Secondly, while Moody’s comments on the political situation in India, including Manipur, are not off the mark, though there seems to be an element of exaggeration in them. Its warning, that “an escalation of political tensions and/or a further weakening of checks and balances that would undermine India’s long-term growth potential would likely contribute to a downgrade [of its credit rating],” is over the top. The agency expressed dismay over suppression of “political dissent [and]… rising sectarian tensions.” It also said, “Although elevated political polarization is unlikely to lead to a material destabilization of government, rising domestic political tensions suggest an ongoing risk of populist policies—including at the regional and local government levels—amid the prevalence of social risks such as poverty and income inequality, as well as inequitable access to education and basic services.” It is true that the Narendra Modi government’s record on dissent and democratic rights is not exactly exemplary, but the previous regimes too were not paragons of tolerance and civil liberties. By the way, the Modi regime did not invent the Enforcement Directorate; it was there earlier too—and used for political purposes.

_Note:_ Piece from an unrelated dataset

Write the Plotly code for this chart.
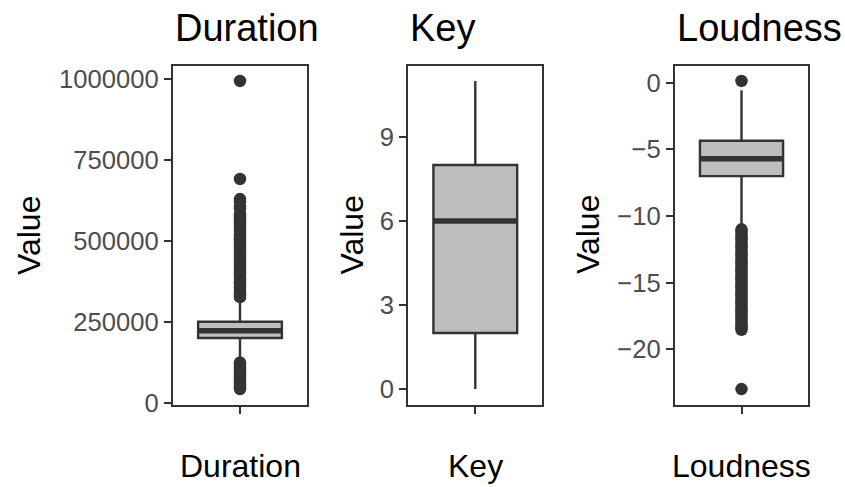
import plotly.graph_objects as go

W, H = 845, 487
H_EFF = 475.0  # vertical scale observed in the rendered page

panels = ["Duration", "Key", "Loudness"]

# box statistics
q1 = [200000, 2, -7.0]
median = [222000, 6, -5.7]
q3 = [250000, 8, -4.35]
lower_whisker = [127000, 0, -10.95]
upper_whisker = [322000, 11, -0.55]

duration_outliers = [994000, 691000, 629000, 622000, 606000, 600000, 582000, 576000,
                     568000, 561000, 552000, 544000, 537000, 528000, 520000, 513000,
                     505000, 497000, 489000, 481000, 474000, 465000, 457000, 450000,
                     442000, 434000, 426000, 418000, 411000, 403000, 395000, 387000,
                     380000, 372000, 364000, 356000, 349000, 341000, 333000, 326000,
                     124000, 117000, 109000, 101000, 94000, 86000, 78000, 70000,
                     63000, 55000, 48000, 42000]
key_outliers = []
loudness_outliers = [0.15, -11.0, -11.2, -11.4, -11.6, -11.8, -12.0, -12.2, -12.4,
                     -12.6, -12.8, -13.0, -13.2, -13.4, -13.6, -13.8, -14.0, -14.2,
                     -14.4, -14.6, -14.8, -15.0, -15.2, -15.4, -15.6, -15.8, -16.0,
                     -16.2, -16.4, -16.6, -16.8, -17.0, -17.2, -17.4, -17.6, -17.8,
                     -18.0, -18.2, -18.4, -18.55, -23.0]
outliers = [duration_outliers, key_outliers, loudness_outliers]

tick_vals = [[0, 250000, 500000, 750000, 1000000], [0, 3, 6, 9], [-20, -15, -10, -5, 0]]
tick_text = [["0", "250000", "500000", "750000", "1000000"], ["0", "3", "6", "9"],
             ["\u221220", "\u221215", "\u221210", "\u22125", "0"]]

y_label = "Value"

# layout geometry (pixels)
panel_x = [(173, 307), (408.3, 542.3), (675, 808)]
panel_top, panel_bottom = 65.5, 404.5
value_label_x = [29, 351.5, 588]


def fy(px):
    return 1 - px / H_EFF


DARK = "#333333"
FONT = "Liberation Sans, Arial, Helvetica, sans-serif"

fig = go.Figure()
layout = dict(
    width=W, height=H, autosize=False,
    margin=dict(l=0, r=0, t=0, b=0),
    paper_bgcolor="white", plot_bgcolor="white",
    showlegend=False,
    font=dict(family=FONT),
    annotations=[],
)

for i, name in enumerate(panels):
    n = "" if i == 0 else str(i + 1)
    xa, ya = "x" + n, "y" + n
    fig.add_trace(go.Box(
        x=[0], q1=[q1[i]], median=[median[i]], q3=[q3[i]],
        lowerfence=[lower_whisker[i]], upperfence=[upper_whisker[i]],
        width=0.75, whiskerwidth=0, boxpoints=False,
        fillcolor="#BEBEBE", line=dict(color=DARK, width=2.4),
        xaxis=xa, yaxis=ya, hoverinfo="skip",
    ))
    fig.add_trace(go.Scatter(
        x=[-0.375, 0.375], y=[median[i], median[i]], mode="lines",
        line=dict(color=DARK, width=5.5), xaxis=xa, yaxis=ya, hoverinfo="skip",
    ))
    if outliers[i]:
        fig.add_trace(go.Scatter(
            x=[0] * len(outliers[i]), y=outliers[i], mode="markers",
            marker=dict(color=DARK, size=12.5, line=dict(width=0)),
            xaxis=xa, yaxis=ya, hoverinfo="skip",
        ))
    allv = [lower_whisker[i], upper_whisker[i]] + outliers[i]
    lo, hi = min(allv), max(allv)
    pad = 0.05 * (hi - lo)
    x0, x1 = panel_x[i]
    layout["xaxis" + n] = dict(
        domain=[x0 / W, x1 / W], range=[-0.6, 0.6], anchor=ya,
        tickvals=[0], ticktext=[""], ticks="outside", ticklen=7, tickwidth=2.3,
        tickcolor=DARK, showline=True, linecolor=DARK, linewidth=2.3, mirror=True,
        showgrid=False, zeroline=False, fixedrange=True,
    )
    layout["yaxis" + n] = dict(
        domain=[fy(panel_bottom), fy(panel_top)], range=[lo - pad, hi + pad],
        anchor=xa, tickvals=tick_vals[i], ticktext=tick_text[i],
        ticks="outside", ticklen=7, tickwidth=2.3, tickcolor=DARK,
        tickfont=dict(size=25.6, color="#4D4D4D", family=FONT),
        showline=True, linecolor=DARK, linewidth=2.3, mirror=True,
        showgrid=False, zeroline=False, fixedrange=True,
    )
    # panel title (left aligned)
    layout["annotations"].append(dict(
        text=name, xref="paper", yref="paper", x=x0 / W, y=fy(28),
        xanchor="left", yanchor="middle", showarrow=False,
        font=dict(size=38, color="black", family=FONT),
    ))
    # y axis title
    layout["annotations"].append(dict(
        text=y_label, xref="paper", yref="paper", x=value_label_x[i] / W,
        y=fy((panel_top + panel_bottom) / 2), textangle=-90,
        xanchor="center", yanchor="middle", showarrow=False,
        font=dict(size=32, color="black", family=FONT),
    ))
    # x axis title
    layout["annotations"].append(dict(
        text=name, xref="paper", yref="paper", x=(x0 + x1) / 2 / W, y=fy(465.7),
        xanchor="center", yanchor="middle", showarrow=False,
        font=dict(size=32, color="black", family=FONT),
    ))

fig.update_layout(**layout)
fig.write_html("out.html",
               config={"responsive": False, "displayModeBar": False},
               post_script="document.body.style.margin='0';document.body.style.overflow='hidden';")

Thirdly, the Modi government would imperil the nation’s economic development and hurt its own electoral interest if it does not subject its politics to course correction. It cannot let the Hindutva hotheads to continue with their polarizing agenda, in the hope of electoral gains. No one escapes the law of karma; a professedly Hindu party should never forget this universal truth. This brings us to the final point: the government should stay focused on the economy. This is evident from Moody’s observation that India’s high growth “will support gradual fiscal consolidation and government debt stabilization.” It has also noticed that “the financial sector continues to strengthen, alleviating much of the economic and contingent liability risks. The government’s emphasis on infrastructure development… has led to tangible improvements in logistics performance.” The government should capitalize on such positives instead of divisive themes.